Effectiveness of Slot-length Limits to Maintain an Arkansas Trophy Largemouth Bass Fishery Characterized by High Voluntary Release Rates by Anglers

Lake Monticello in southeastern Arkansas is a renowned destination for trophy-sized (≥3.63 kg) largemouth bass (Micropterus salmoides; LMB). However, little analysis has been conducted on population characteristics of this population and the anglers fishing for them. Therefore, the size structure and potential harvest of the bass population was evaluated in the context of an existing 406-533 mm slot-length limit (SLL) and other potential SLLs.

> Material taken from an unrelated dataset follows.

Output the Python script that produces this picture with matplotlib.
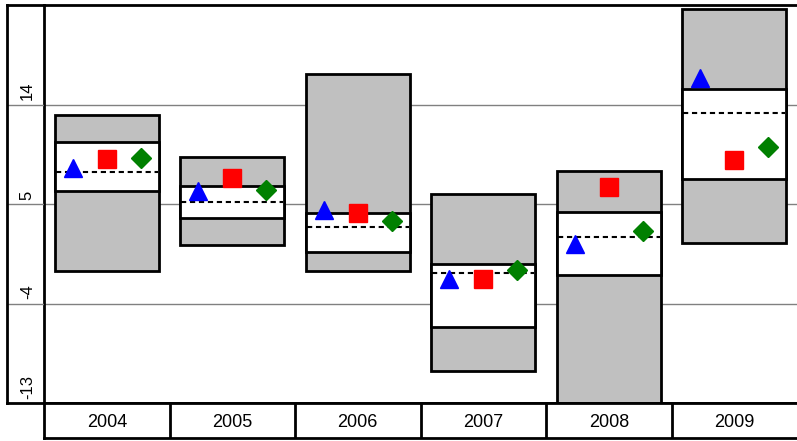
import matplotlib
matplotlib.use('Agg')
import matplotlib.pyplot as plt
from matplotlib.patches import Rectangle

plt.rcParams['font.family'] = ['Liberation Sans', 'DejaVu Sans']

# data
years = ['2004', '2005', '2006', '2007', '2008', '2009']
box_low = [-1.05, 1.3, -1.1, -10.1, -13.0, 1.5]
box_high = [13.05, 9.25, 16.75, 5.9, 8.0, 22.6]
mid_low = [6.2, 3.75, 0.7, -6.1, -1.4, 7.25]
mid_high = [10.6, 6.65, 4.2, -0.45, 4.3, 15.4]
median = [7.9, 5.2, 2.9, -1.25, 2.05, 13.2]
tri_vals = [8.25, 6.2, 4.45, -1.8, 1.35, 16.4]
sq_vals = [9.1, 7.35, 4.2, -1.8, 6.55, 9.0]
dia_vals = [9.15, 6.25, 3.5, -0.95, 2.55, 10.15]
yticks = [-13, -4, 5, 14]
ymin, ymax = -13, 23

W, H = 797, 441
fig = plt.figure(figsize=(W / 100, H / 100), dpi=100)

# main plot area
ax = fig.add_axes([44 / W, 38 / H, 753 / W, 398 / H])
ax.set_xlim(0, len(years))
ax.set_ylim(ymin, ymax)
ax.set_xticks([])
ax.set_yticks([])
for t in yticks:
    ax.axhline(t, color='#808080', lw=1, zorder=0)
for side in ['top', 'left', 'bottom']:
    ax.spines[side].set_linewidth(2)
ax.spines['right'].set_visible(False)

bw = 0.83
for i in range(len(years)):
    x0 = i + 0.5 - bw / 2
    ax.add_patch(Rectangle((x0, box_low[i]), bw, box_high[i] - box_low[i],
                           facecolor='#c0c0c0', edgecolor='black', lw=2, zorder=2))
    ax.add_patch(Rectangle((x0, mid_low[i]), bw, mid_high[i] - mid_low[i],
                           facecolor='white', edgecolor='black', lw=2, zorder=3))
    ax.plot([x0 + 0.01, x0 + bw - 0.01], [median[i], median[i]], color='black',
            lw=1.5, linestyle=(0, (2.5, 1.8)), zorder=4)

xs = [i + 0.5 for i in range(len(years))]
ax.plot([x - 0.27 for x in xs], tri_vals, '^', color='#0000ff', ms=13.5, zorder=5)
ax.plot(xs, sq_vals, 's', color='#ff0000', ms=13.2, zorder=5)
ax.plot([x + 0.27 for x in xs], dia_vals, 'D', color='#008000', ms=9.8, zorder=5)

# y label column
lab = fig.add_axes([7 / W, 38 / H, 37 / W, 398 / H])
lab.set_xlim(0, 1)
lab.set_ylim(ymin, ymax)
lab.set_xticks([])
lab.set_yticks([])
lab.patch.set_alpha(0)
for side in ['top', 'left', 'bottom']:
    lab.spines[side].set_linewidth(2)
lab.spines['right'].set_visible(False)
for t in yticks:
    lab.axhline(t, color='#808080', lw=1)
    lab.text(0.55, t + 0.4, str(t), rotation=90, ha='center', va='bottom', fontsize=12)

# category row
cat = fig.add_axes([44 / W, 3 / H, 753 / W, 35 / H])
cat.set_xlim(0, len(years))
cat.set_ylim(0, 1)
cat.set_xticks([])
cat.set_yticks([])
for side in ['top', 'left', 'bottom']:
    cat.spines[side].set_linewidth(2)
cat.spines['right'].set_visible(False)
for i, y in enumerate(years):
    if i > 0:
        cat.axvline(i, color='black', lw=2)
    cat.text(i + 0.5, 0.45, y, ha='center', va='center', fontsize=13)

fig.savefig('out.png', dpi=100)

A total of 1023 LMB was collected using electrofishing during springs 2006-2007. Differences in growth were detected among gender with only one male aged above the slot. Modeling results suggested that alternative SLLs (457-559 mm or 483-559 mm) marginally increased the number of harvestable fish and number reaching trophy size while reducing the number dying within the slot. A 12-mo creel survey (n = 820 parties) revealed that 72% of anglers targeted bass, with most bass harvested (76%) below the slot. Voluntary release rates averaged 87% for bass and non-bass anglers. A mail-in survey of 249 anglers revealed most (77%) agreed or strongly agreed with catch and release fishing for LMB. These results suggested that education of anglers is needed about the importance of selective harvest to achieve fisheries management goals for improving trophy bass fishing. Given the obvious impact on the local economy, efforts needs to be taken to ensure that Lake Monticello remains a trophy LMB fishery in the future, as 89% of LMB anglers indicated they were fishing for trophy LMB.